Return all the data, word for word.

▶ Provided data
[start]
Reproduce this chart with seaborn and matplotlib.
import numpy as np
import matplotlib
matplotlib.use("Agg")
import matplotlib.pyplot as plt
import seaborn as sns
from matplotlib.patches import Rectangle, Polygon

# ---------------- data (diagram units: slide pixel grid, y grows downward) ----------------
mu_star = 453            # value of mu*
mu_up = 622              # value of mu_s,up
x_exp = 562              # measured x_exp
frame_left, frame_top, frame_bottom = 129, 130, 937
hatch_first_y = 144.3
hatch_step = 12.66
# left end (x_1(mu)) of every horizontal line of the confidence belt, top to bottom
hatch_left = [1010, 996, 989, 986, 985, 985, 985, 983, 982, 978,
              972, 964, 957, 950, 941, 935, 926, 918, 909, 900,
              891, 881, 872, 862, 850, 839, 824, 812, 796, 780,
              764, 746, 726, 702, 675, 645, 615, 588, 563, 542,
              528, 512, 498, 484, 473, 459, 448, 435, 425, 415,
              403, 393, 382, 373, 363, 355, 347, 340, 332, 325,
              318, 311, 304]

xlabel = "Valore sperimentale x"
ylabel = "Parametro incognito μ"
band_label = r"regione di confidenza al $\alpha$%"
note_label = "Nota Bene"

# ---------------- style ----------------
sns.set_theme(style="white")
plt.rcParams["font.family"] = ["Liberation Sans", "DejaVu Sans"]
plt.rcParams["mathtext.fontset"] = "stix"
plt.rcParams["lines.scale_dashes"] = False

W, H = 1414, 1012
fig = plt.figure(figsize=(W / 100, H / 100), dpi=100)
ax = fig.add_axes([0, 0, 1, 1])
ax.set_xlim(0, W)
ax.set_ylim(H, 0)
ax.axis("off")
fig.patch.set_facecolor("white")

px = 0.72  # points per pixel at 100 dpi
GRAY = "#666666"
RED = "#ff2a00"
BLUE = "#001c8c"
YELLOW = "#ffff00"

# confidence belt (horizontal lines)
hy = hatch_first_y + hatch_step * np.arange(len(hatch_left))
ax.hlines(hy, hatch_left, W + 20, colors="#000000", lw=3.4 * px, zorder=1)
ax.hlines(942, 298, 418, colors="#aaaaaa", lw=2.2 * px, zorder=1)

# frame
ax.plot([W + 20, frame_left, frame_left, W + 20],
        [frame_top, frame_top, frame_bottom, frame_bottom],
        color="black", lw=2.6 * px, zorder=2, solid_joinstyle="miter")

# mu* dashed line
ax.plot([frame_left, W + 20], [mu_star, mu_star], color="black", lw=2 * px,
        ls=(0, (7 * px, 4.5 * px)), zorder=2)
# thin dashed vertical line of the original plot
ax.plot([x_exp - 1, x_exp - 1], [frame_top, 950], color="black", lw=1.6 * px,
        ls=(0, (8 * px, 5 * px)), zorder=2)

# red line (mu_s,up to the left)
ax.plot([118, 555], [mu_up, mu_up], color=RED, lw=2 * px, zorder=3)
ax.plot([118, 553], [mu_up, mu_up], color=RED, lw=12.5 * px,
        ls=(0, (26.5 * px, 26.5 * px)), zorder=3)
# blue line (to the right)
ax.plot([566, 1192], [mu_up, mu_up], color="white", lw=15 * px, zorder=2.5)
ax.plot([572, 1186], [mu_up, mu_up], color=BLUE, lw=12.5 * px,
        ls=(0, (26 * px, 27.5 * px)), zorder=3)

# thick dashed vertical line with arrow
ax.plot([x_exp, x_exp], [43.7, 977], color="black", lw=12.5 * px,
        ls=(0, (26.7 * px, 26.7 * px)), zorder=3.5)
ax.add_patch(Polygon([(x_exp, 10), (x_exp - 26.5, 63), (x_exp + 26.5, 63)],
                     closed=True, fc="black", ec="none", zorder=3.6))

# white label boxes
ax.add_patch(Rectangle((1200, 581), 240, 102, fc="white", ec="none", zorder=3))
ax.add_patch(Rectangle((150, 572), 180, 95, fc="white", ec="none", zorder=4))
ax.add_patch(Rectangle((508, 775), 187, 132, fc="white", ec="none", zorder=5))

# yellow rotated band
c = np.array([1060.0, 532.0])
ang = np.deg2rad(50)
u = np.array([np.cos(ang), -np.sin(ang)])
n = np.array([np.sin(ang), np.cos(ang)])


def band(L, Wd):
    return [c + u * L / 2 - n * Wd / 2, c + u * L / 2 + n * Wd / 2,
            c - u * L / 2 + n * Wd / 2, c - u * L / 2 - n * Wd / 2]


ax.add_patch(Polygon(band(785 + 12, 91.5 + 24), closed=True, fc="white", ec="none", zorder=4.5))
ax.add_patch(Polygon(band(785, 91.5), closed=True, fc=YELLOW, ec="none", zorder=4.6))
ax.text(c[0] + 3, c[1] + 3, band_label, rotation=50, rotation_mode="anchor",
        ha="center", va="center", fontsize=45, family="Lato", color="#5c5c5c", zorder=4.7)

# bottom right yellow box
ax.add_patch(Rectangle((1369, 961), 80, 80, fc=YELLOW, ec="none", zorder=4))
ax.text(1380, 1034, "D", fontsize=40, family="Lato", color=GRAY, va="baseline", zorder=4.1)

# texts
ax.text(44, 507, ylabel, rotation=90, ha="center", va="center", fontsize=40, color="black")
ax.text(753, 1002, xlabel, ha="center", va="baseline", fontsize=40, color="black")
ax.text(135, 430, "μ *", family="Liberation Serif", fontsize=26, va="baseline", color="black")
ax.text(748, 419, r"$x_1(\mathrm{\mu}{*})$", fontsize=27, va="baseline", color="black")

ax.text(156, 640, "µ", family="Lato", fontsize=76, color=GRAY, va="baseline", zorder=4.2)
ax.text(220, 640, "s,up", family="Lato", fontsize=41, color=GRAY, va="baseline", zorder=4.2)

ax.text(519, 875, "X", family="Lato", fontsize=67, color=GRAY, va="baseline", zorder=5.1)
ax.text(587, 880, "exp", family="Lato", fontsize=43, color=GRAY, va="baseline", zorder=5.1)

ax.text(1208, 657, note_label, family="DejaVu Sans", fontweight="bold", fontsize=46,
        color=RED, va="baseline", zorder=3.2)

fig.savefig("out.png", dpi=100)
[end]
▶ Result of this exercise
Reproduce this chart with seaborn and matplotlib.
import numpy as np
import matplotlib
matplotlib.use("Agg")
import matplotlib.pyplot as plt
import seaborn as sns
from matplotlib.patches import Rectangle, Polygon

# ---------------- data (diagram units: slide pixel grid, y grows downward) ----------------
mu_star = 453            # value of mu*
mu_up = 622              # value of mu_s,up
x_exp = 562              # measured x_exp
frame_left, frame_top, frame_bottom = 129, 130, 937
hatch_first_y = 144.3
hatch_step = 12.66
# left end (x_1(mu)) of every horizontal line of the confidence belt, top to bottom
hatch_left = [1010, 996, 989, 986, 985, 985, 985, 983, 982, 978,
              972, 964, 957, 950, 941, 935, 926, 918, 909, 900,
              891, 881, 872, 862, 850, 839, 824, 812, 796, 780,
              764, 746, 726, 702, 675, 645, 615, 588, 563, 542,
              528, 512, 498, 484, 473, 459, 448, 435, 425, 415,
              403, 393, 382, 373, 363, 355, 347, 340, 332, 325,
              318, 311, 304]

xlabel = "Valore sperimentale x"
ylabel = "Parametro incognito μ"
band_label = r"regione di confidenza al $\alpha$%"
note_label = "Nota Bene"

# ---------------- style ----------------
sns.set_theme(style="white")
plt.rcParams["font.family"] = ["Liberation Sans", "DejaVu Sans"]
plt.rcParams["mathtext.fontset"] = "stix"
plt.rcParams["lines.scale_dashes"] = False

W, H = 1414, 1012
fig = plt.figure(figsize=(W / 100, H / 100), dpi=100)
ax = fig.add_axes([0, 0, 1, 1])
ax.set_xlim(0, W)
ax.set_ylim(H, 0)
ax.axis("off")
fig.patch.set_facecolor("white")

px = 0.72  # points per pixel at 100 dpi
GRAY = "#666666"
RED = "#ff2a00"
BLUE = "#001c8c"
YELLOW = "#ffff00"

# confidence belt (horizontal lines)
hy = hatch_first_y + hatch_step * np.arange(len(hatch_left))
ax.hlines(hy, hatch_left, W + 20, colors="#000000", lw=3.4 * px, zorder=1)
ax.hlines(942, 298, 418, colors="#aaaaaa", lw=2.2 * px, zorder=1)

# frame
ax.plot([W + 20, frame_left, frame_left, W + 20],
        [frame_top, frame_top, frame_bottom, frame_bottom],
        color="black", lw=2.6 * px, zorder=2, solid_joinstyle="miter")

# mu* dashed line
ax.plot([frame_left, W + 20], [mu_star, mu_star], color="black", lw=2 * px,
        ls=(0, (7 * px, 4.5 * px)), zorder=2)
# thin dashed vertical line of the original plot
ax.plot([x_exp - 1, x_exp - 1], [frame_top, 950], color="black", lw=1.6 * px,
        ls=(0, (8 * px, 5 * px)), zorder=2)

# red line (mu_s,up to the left)
ax.plot([118, 555], [mu_up, mu_up], color=RED, lw=2 * px, zorder=3)
ax.plot([118, 553], [mu_up, mu_up], color=RED, lw=12.5 * px,
        ls=(0, (26.5 * px, 26.5 * px)), zorder=3)
# blue line (to the right)
ax.plot([566, 1192], [mu_up, mu_up], color="white", lw=15 * px, zorder=2.5)
ax.plot([572, 1186], [mu_up, mu_up], color=BLUE, lw=12.5 * px,
        ls=(0, (26 * px, 27.5 * px)), zorder=3)

# thick dashed vertical line with arrow
ax.plot([x_exp, x_exp], [43.7, 977], color="black", lw=12.5 * px,
        ls=(0, (26.7 * px, 26.7 * px)), zorder=3.5)
ax.add_patch(Polygon([(x_exp, 10), (x_exp - 26.5, 63), (x_exp + 26.5, 63)],
                     closed=True, fc="black", ec="none", zorder=3.6))

# white label boxes
ax.add_patch(Rectangle((1200, 581), 240, 102, fc="white", ec="none", zorder=3))
ax.add_patch(Rectangle((150, 572), 180, 95, fc="white", ec="none", zorder=4))
ax.add_patch(Rectangle((508, 775), 187, 132, fc="white", ec="none", zorder=5))

# yellow rotated band
c = np.array([1060.0, 532.0])
ang = np.deg2rad(50)
u = np.array([np.cos(ang), -np.sin(ang)])
n = np.array([np.sin(ang), np.cos(ang)])


def band(L, Wd):
    return [c + u * L / 2 - n * Wd / 2, c + u * L / 2 + n * Wd / 2,
            c - u * L / 2 + n * Wd / 2, c - u * L / 2 - n * Wd / 2]


ax.add_patch(Polygon(band(785 + 12, 91.5 + 24), closed=True, fc="white", ec="none", zorder=4.5))
ax.add_patch(Polygon(band(785, 91.5), closed=True, fc=YELLOW, ec="none", zorder=4.6))
ax.text(c[0] + 3, c[1] + 3, band_label, rotation=50, rotation_mode="anchor",
        ha="center", va="center", fontsize=45, family="Lato", color="#5c5c5c", zorder=4.7)

# bottom right yellow box
ax.add_patch(Rectangle((1369, 961), 80, 80, fc=YELLOW, ec="none", zorder=4))
ax.text(1380, 1034, "D", fontsize=40, family="Lato", color=GRAY, va="baseline", zorder=4.1)

# texts
ax.text(44, 507, ylabel, rotation=90, ha="center", va="center", fontsize=40, color="black")
ax.text(753, 1002, xlabel, ha="center", va="baseline", fontsize=40, color="black")
ax.text(135, 430, "μ *", family="Liberation Serif", fontsize=26, va="baseline", color="black")
ax.text(748, 419, r"$x_1(\mathrm{\mu}{*})$", fontsize=27, va="baseline", color="black")

ax.text(156, 640, "µ", family="Lato", fontsize=76, color=GRAY, va="baseline", zorder=4.2)
ax.text(220, 640, "s,up", family="Lato", fontsize=41, color=GRAY, va="baseline", zorder=4.2)

ax.text(519, 875, "X", family="Lato", fontsize=67, color=GRAY, va="baseline", zorder=5.1)
ax.text(587, 880, "exp", family="Lato", fontsize=43, color=GRAY, va="baseline", zorder=5.1)

ax.text(1208, 657, note_label, family="DejaVu Sans", fontweight="bold", fontsize=46,
        color=RED, va="baseline", zorder=3.2)

fig.savefig("out.png", dpi=100)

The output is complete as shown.